Bersama-sama, Östersunds telah menulis buku, menggelar pameran seni dan membuat karya seni interpretatif mereka sendiri, menggelar konser, dan menggelar pertunjukan balet di teater setempat.
Selain berkesenian, Östersunds juga ambil bagian dalam kegiatan sosial: membawa para pengungsi menonton pertandingan secara gratis, membantu di barak pengungsian setempat, dan melaksanakan ronda malam untuk memastikan perempuan-perempuan Östersunds pulang ke rumah dengan aman.
“Culture Academy bertujuan untuk menjadikan semua orang lebih baik,” kata Kindberg kepada CNN. “Ini metode latihan untuk dua hal eksplisit: yang pertama adalah keberanian, yang lainnya adalah pengambilan keputusan.”
Billy Reid, asisten pelatih kepala Östersunds, berkisah kepada CNN mengenai kebingungannya saat pertama kali bergabung pada 2010: “Ketika saya pertama kali datang ke sini, saya diberi tahu bahwa kami akan menggelar pameran seni. Saya pikir, ‘tunggu dulu!’ Saya benar-benar dipaksa keluar dari zona nyaman -- saya bukan pelukis -- tapi saya segera sadar ini bukan tentang melukis. Tujuannya adalah mendekatkan para pemain dan mempelajari hal baru.”
Östersunds, walau demikian, tetap klub sepakbola. Pada akhirnya, manfaat berkesenian terasa pula di lapangan. Mengatasi demam panggung, kata Brwa Nouri (kapten kesebelasan) kepada ESPN, “membuat kami merasa mampu menghadapi apa pun. Kami menjadi lebih berani di lapangan.” Latihan kesenian sebagai latihan sepakbola pun diakui oleh Kindberg.
“Kami melakukannya untuk memenangi pertandingan sepakbola. Manfaatnya terasa langsung,” ujar Kindberg. “Orang-orang bilang, ‘kalau begitu, semua klub harus melakukannya,’ tapi silakan saja mencoba karena kami tahu cara ini berhasil karena konteks situasi yang kami miliki di sini. Kami memiliki lingkungan kreatif yang membuat orang-orang bisa tampil dan melakukan sesuatu.”

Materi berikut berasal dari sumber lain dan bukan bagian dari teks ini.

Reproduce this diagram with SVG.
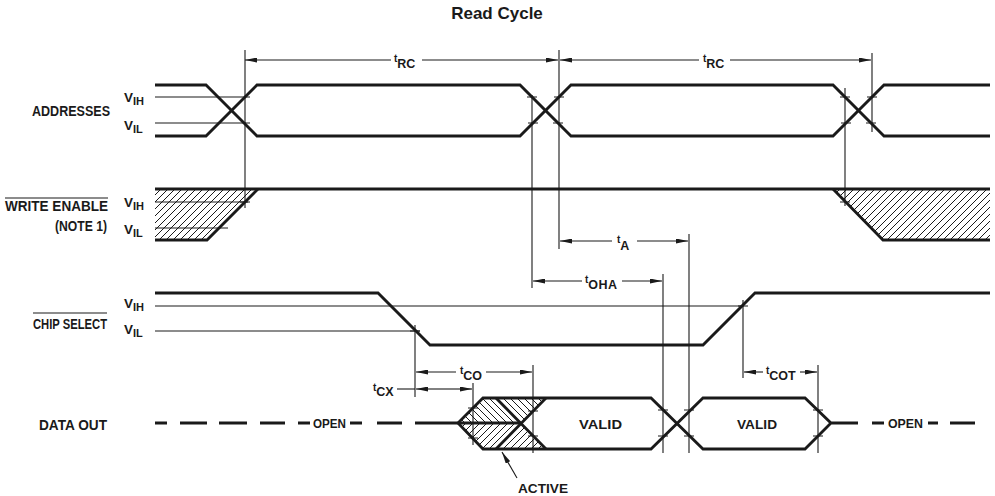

“Kami tidak melakukannya untuk bersenang-senang. Memang Anda pikir menyenangkan menari Swan Lake di hadapan 500 orang? Rasanya mengerikan. Para pemain sangat ketakutan. Mati tidak ada apa-apanya! Namun setelah penampilan seperti itu, rasanya tak tergambarkan. Kami merasakan banyak keberhasilan sepakbola, tapi setelah berjuang mati-matian untuk menggelar pertunjukan, rasanya lebih manis. Setiap tahun kami meraih kemenangan (kesenian), dan sebagian besar identitas kami berasal dari sana."